The make-up of the playing squad will be another area that will be interesting to watch. Chelsea undoubtedly have one of the best squads in the Premier League and in Eden Hazard and Juan Mata they have two of the most exciting talents in Europe. While that duo's Stamford Bridge future might be assured, there will be others who will be waiting nervously to discover their fate. Newspaper rumours have placed David Luiz's position under threat which might surprise some, but is not as outlandish at it might initially seem. Luiz has grown in stature significantly over the past few months, though he does not fit the traditional mould of a Mourinho centre-back who prefers to field physical titans such as Marco Materazzi, Walter Samuel and John Terry. Mourinho hates his players to take risks in central defence; Luiz likes nothing more.
The Brazilian's capacity to play in midfield has been widely lauded, though he is far from the finished article in that position and there is every chance that Mourinho will seek to bring in someone with an established reputation in that role. On the flip side, the maestro One never chose to curtail Ricardo Carvalho's penchant for bringing the ball out of defence so that attitude could work in Luiz's favour, while his burgeoning leadership qualities will surely be admired by his new boss. Aside from Luiz, Fernando Torres must be concerned that he will be no longer required and it is hard to see every single one of Chelsea's current crop of attacking midfielder being retained beyond this transfer window.
Another challenge that Mourinho will be tasked with is to introduce more youth products into the first team. With the younger age groups witnessing significant progress and success over the past couple of years and the imminent imposition of the Financial Fair Play regulations, it would be neglectful to ignore the resources on offer.
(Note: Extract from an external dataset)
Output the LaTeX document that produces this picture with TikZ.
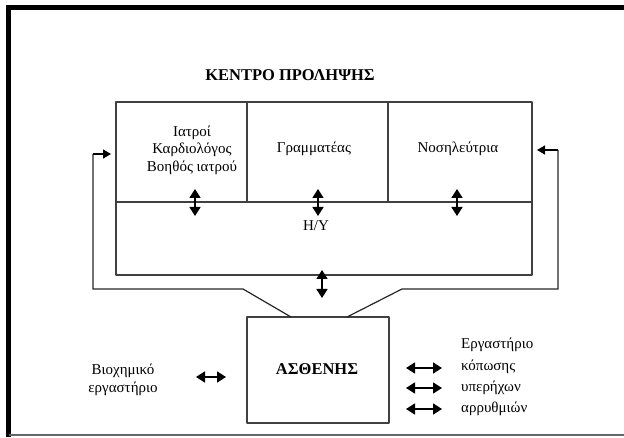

Many claim Mourinho has no track record of developing young players and while this was true at Chelsea, there are a few exceptions from his time at Inter Milan and Real Madrid. Current Newcastle defender Davide Santon played his first senior game while at the Nerazzurri under the Special One and Mario Balotelli broke through into the first team during the same period. At the Santiago Bernabeu, Raphael Varane has become a fixture in the first team despite having only just turned 20 years of age. Three swallows certainly do not make a summer and while it is hardly the nurturing of talent on the scale of Sir Alex Ferguson or Arsene Wenger, it does show that if the player is good enough, and with the right mentality, Mourinho is not afraid of taking his chance on youth. The question will be whether he deems Chelsea's youngsters of having the qualities he desires.
The potential return of Chelsea's greatest-ever manager is a genuinely exciting prospect with trophies almost guaranteed. Harmony, however, is not. There will be plenty of friction within the club, with rivals and with the media. There will be confrontation, acrimony and several resentful noses put out of joint.
Whether he can answer all the questions and demands made upon him by the club will be fascinating to discover, but one thing is for certain, love him or hate him, nobody in England will be able to ignore the Special One.